Poor paper performance from purchase to pay

Poor paper performance from purchase to pay

Posted by Pete Loughlin in Purchase to Pay 09 May 2011

The spotlight has fallen on the paper invoice as an entirely unnecessary source of green house gases in recent years and the rapid evolution of the regulations in many parts of the world is removing the barriers to change to electronic invoicing. But the paper invoice is only part of the story and it seems that the purchase to pay function is one of the worst culprits when it comes to the unnecessary use of paper.

Purchasing Insight logoRecent research conducted by Ipsos on Lexmark’s behalf found that supply chain departments print the most pages of any organisational unit. The survey found that the usual number of pages printed per day by an employee stands at 32. However, staff working in logistics, including procurement, quality and supplier relations, said they printed up to 48 pages each day. That’s 50% more than an average member of staff.

They are not the only heavy printers. Administrative and HR staff as well as finance and accounting employees were also found to print many more pages than their colleagues, on average 39 and 38 pages respectively.

Some departments are required to produce more paper documents for reporting, information sharing or legal reasons.
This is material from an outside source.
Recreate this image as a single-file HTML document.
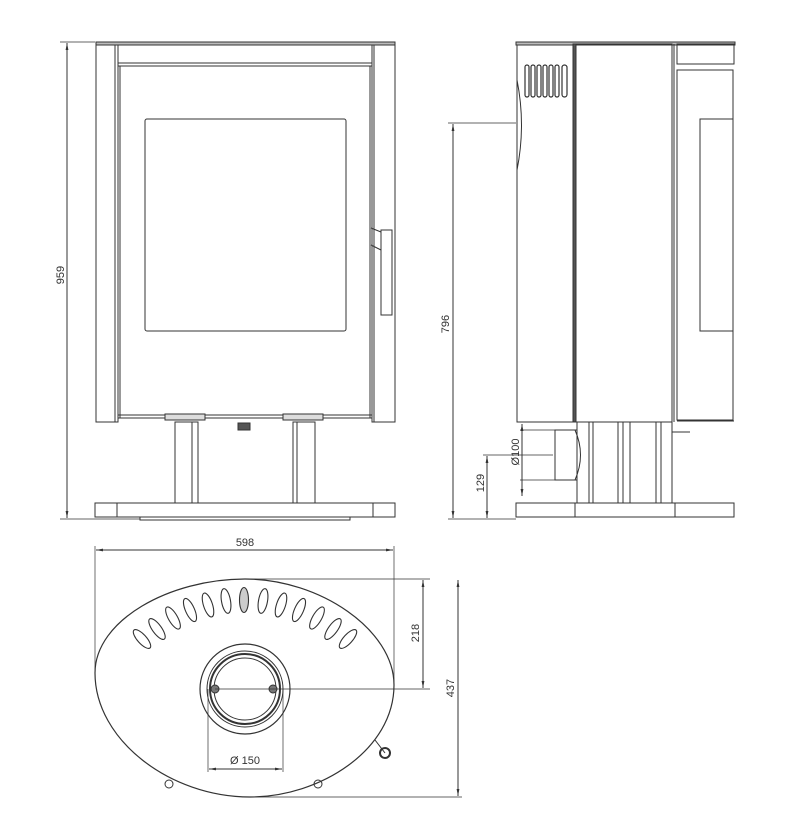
<!DOCTYPE html>
<html><head><meta charset="utf-8"><style>
html,body{margin:0;padding:0;background:#fff;}
svg{display:block;}
text{font-family:"Liberation Sans",sans-serif;font-size:11px;fill:#333;}
</style></head><body>
<svg width="802" height="840" viewBox="0 0 802 840" xmlns="http://www.w3.org/2000/svg">
<defs>
<marker id="a" viewBox="0 0 10 10" refX="10" refY="5" markerWidth="7" markerHeight="7" orient="auto-start-reverse"><path d="M0,3 L10,5 L0,7 z" fill="#333"/></marker>
</defs>
<g fill="none" stroke="#333" stroke-width="1">
<!-- FRONT VIEW -->
<line x1="67" y1="43" x2="67" y2="518" marker-start="url(#a)" marker-end="url(#a)"/>
<line x1="60" y1="42" x2="95" y2="42" stroke-width="0.7"/>
<line x1="60" y1="519" x2="140" y2="519" stroke-width="0.7"/>
<rect x="96" y="42" width="299" height="3" fill="#bbb"/>
<rect x="96" y="45" width="22" height="377"/>
<rect x="372" y="45" width="23" height="377"/>
<line x1="115" y1="45" x2="115" y2="422"/>
<line x1="374" y1="45" x2="374" y2="422"/>
<rect x="118" y="63" width="254" height="355"/>
<line x1="118" y1="66" x2="372" y2="66"/>
<line x1="120" y1="66" x2="120" y2="418"/>
<line x1="370" y1="66" x2="370" y2="418"/>
<rect x="145" y="119" width="201" height="212" rx="2"/>
<rect x="381" y="230" width="11" height="85"/>
<path d="M371,228 L381,232 M371,245 L381,250"/>
<line x1="118" y1="415" x2="372" y2="415"/>
<rect x="165" y="414" width="40" height="6" fill="#ddd"/>
<rect x="283" y="414" width="40" height="6" fill="#ddd"/>
<rect x="238" y="423" width="12" height="7" fill="#555"/>
<rect x="175" y="422" width="23" height="81"/>
<line x1="192" y1="422" x2="192" y2="503"/>
<rect x="293" y="422" width="22" height="81"/>
<line x1="297" y1="422" x2="297" y2="503"/>
<rect x="95" y="503" width="300" height="14"/>
<line x1="117" y1="503" x2="117" y2="517"/>
<line x1="373" y1="503" x2="373" y2="517"/>
<rect x="140" y="517" width="210" height="3"/>
<!-- SIDE VIEW -->
<rect x="516" y="42" width="219" height="3" fill="#bbb"/>
<rect x="517" y="45" width="56" height="377"/>
<path d="M517,80 Q526,125 517,170"/>
<g stroke-width="1.2">
<rect x="525" y="65" width="4" height="32" rx="2"/><rect x="531" y="65" width="4" height="32" rx="2"/><rect x="537" y="65" width="4" height="32" rx="2"/><rect x="543" y="65" width="4" height="32" rx="2"/><rect x="549" y="65" width="4" height="32" rx="2"/><rect x="555" y="65" width="4" height="32" rx="2"/><rect x="562" y="65" width="5" height="32" rx="2.5"/>
</g>
<rect x="573" y="44" width="3" height="378" fill="#555"/>
<rect x="576" y="44" width="96" height="378"/>
<line x1="674" y1="44" x2="674" y2="422"/>
<rect x="677" y="44" width="57" height="20"/>
<rect x="677" y="70" width="56" height="350"/>
<rect x="700" y="119" width="33" height="212"/>
<line x1="677" y1="421" x2="734" y2="421"/>
<rect x="555" y="430" width="22" height="50"/>
<path d="M575,430 Q586,455 575,480"/>
<line x1="577" y1="422" x2="577" y2="503"/>
<line x1="589" y1="422" x2="589" y2="503"/><line x1="593" y1="422" x2="593" y2="503"/>
<line x1="618" y1="422" x2="618" y2="503"/><line x1="623" y1="422" x2="623" y2="503"/><line x1="630" y1="422" x2="630" y2="503"/>
<line x1="656" y1="422" x2="656" y2="503"/><line x1="661" y1="422" x2="661" y2="503"/>
<line x1="672" y1="422" x2="672" y2="503"/>
<line x1="672" y1="432" x2="690" y2="432"/>
<rect x="516" y="503" width="218" height="14"/>
<line x1="575" y1="503" x2="575" y2="517"/>
<line x1="675" y1="503" x2="675" y2="517"/>
<line x1="453" y1="124" x2="453" y2="518" marker-start="url(#a)" marker-end="url(#a)"/>
<line x1="448" y1="123" x2="516" y2="123" stroke-width="0.7"/>
<line x1="448" y1="519" x2="516" y2="519" stroke-width="0.7"/>
<line x1="487" y1="456" x2="487" y2="518" marker-start="url(#a)" marker-end="url(#a)"/>
<line x1="483" y1="455" x2="553" y2="455" stroke-width="0.7"/>
<line x1="522" y1="424" x2="522" y2="496" marker-start="url(#a)" marker-end="url(#a)"/>
<line x1="520" y1="430" x2="555" y2="430" stroke-width="0.7"/>
<line x1="520" y1="480" x2="555" y2="480" stroke-width="0.7"/>
<!-- TOP VIEW -->
<line x1="96" y1="550" x2="393" y2="550" marker-start="url(#a)" marker-end="url(#a)"/>
<line x1="95" y1="546" x2="95" y2="675" stroke-width="0.7"/>
<line x1="394" y1="546" x2="394" y2="688" stroke-width="0.7"/>
<path d="M245,579 C320,579 394,630 394,685 C394,750 320,797 250,797 C170,797 95,740 95,673 C95,620 170,579 245,579 Z" stroke-width="1.2"/>
<circle cx="245" cy="689" r="45" stroke-width="1.2"/>
<circle cx="245" cy="689" r="38"/>
<circle cx="245" cy="689" r="35" stroke-width="2"/>
<circle cx="245" cy="689" r="31"/>
<circle cx="215" cy="689" r="4" fill="#777"/>
<circle cx="273" cy="689" r="4" fill="#777"/>
<line x1="215" y1="689" x2="430" y2="689" stroke-width="0.8"/>
<line x1="245" y1="579" x2="430" y2="579" stroke-width="0.7"/>
<line x1="250" y1="797" x2="462" y2="797" stroke-width="0.7"/>
<line x1="423" y1="580" x2="423" y2="688" marker-start="url(#a)" marker-end="url(#a)"/>
<line x1="458" y1="580" x2="458" y2="796" marker-start="url(#a)" marker-end="url(#a)"/>
<line x1="208" y1="689" x2="208" y2="772" stroke-width="0.7"/>
<line x1="283" y1="689" x2="283" y2="772" stroke-width="0.7"/>
<line x1="209" y1="769" x2="282" y2="769" marker-start="url(#a)" marker-end="url(#a)"/>
<g stroke-width="1.1">
<ellipse cx="142" cy="639" rx="4.5" ry="12" transform="rotate(-42 142 639)"/>
<ellipse cx="157" cy="629" rx="4.5" ry="12.5" transform="rotate(-36 157 629)"/>
<ellipse cx="173" cy="618" rx="4.5" ry="12.5" transform="rotate(-30 173 618)"/>
<ellipse cx="190" cy="610" rx="4.5" ry="12.5" transform="rotate(-24 190 610)"/>
<ellipse cx="208" cy="605" rx="4.5" ry="12.5" transform="rotate(-18 208 605)"/>
<ellipse cx="226" cy="601" rx="4.5" ry="12.5" transform="rotate(-10 226 601)"/>
<ellipse cx="244" cy="600" rx="4.5" ry="12.5" fill="#ccc"/>
<ellipse cx="263" cy="601" rx="4.5" ry="12.5" transform="rotate(10 263 601)"/>
<ellipse cx="281" cy="605" rx="4.5" ry="12.5" transform="rotate(18 281 605)"/>
<ellipse cx="299" cy="610" rx="4.5" ry="12.5" transform="rotate(24 299 610)"/>
<ellipse cx="317" cy="618" rx="4.5" ry="12.5" transform="rotate(30 317 618)"/>
<ellipse cx="333" cy="629" rx="4.5" ry="12.5" transform="rotate(36 333 629)"/>
<ellipse cx="348" cy="639" rx="4.5" ry="12" transform="rotate(42 348 639)"/>
</g>
<line x1="375" y1="740" x2="385" y2="753"/>
<circle cx="385" cy="753" r="5" stroke-width="2"/>
<circle cx="169" cy="784" r="4"/>
<circle cx="318" cy="784" r="4"/>
</g>
<g>
<text x="64" y="275" text-anchor="middle" transform="rotate(-90 64 275)">959</text>
<text x="449" y="324" text-anchor="middle" transform="rotate(-90 449 324)">796</text>
<text x="484" y="483" text-anchor="middle" transform="rotate(-90 484 483)">129</text>
<text x="519" y="452" text-anchor="middle" transform="rotate(-90 519 452)">Ø100</text>
<text x="245" y="546" text-anchor="middle">598</text>
<text x="419" y="633" text-anchor="middle" transform="rotate(-90 419 633)">218</text>
<text x="454" y="688" text-anchor="middle" transform="rotate(-90 454 688)">437</text>
<text x="245" y="764" text-anchor="middle">Ø 150</text>
</g>
</svg>
</body></html>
So, it’s not the large number of pages printed that’s the problem here, it’s the number of unnecessary printings.

According to Lexmark, supply chain staff admitted that almost one-fifth of the pages they produced every day weren’t actually needed or had been printed by mistake.

This level of poor P2P practice is a source of  embarrassment and we all, where we can influence change, should apply some priority to improving our paper performance.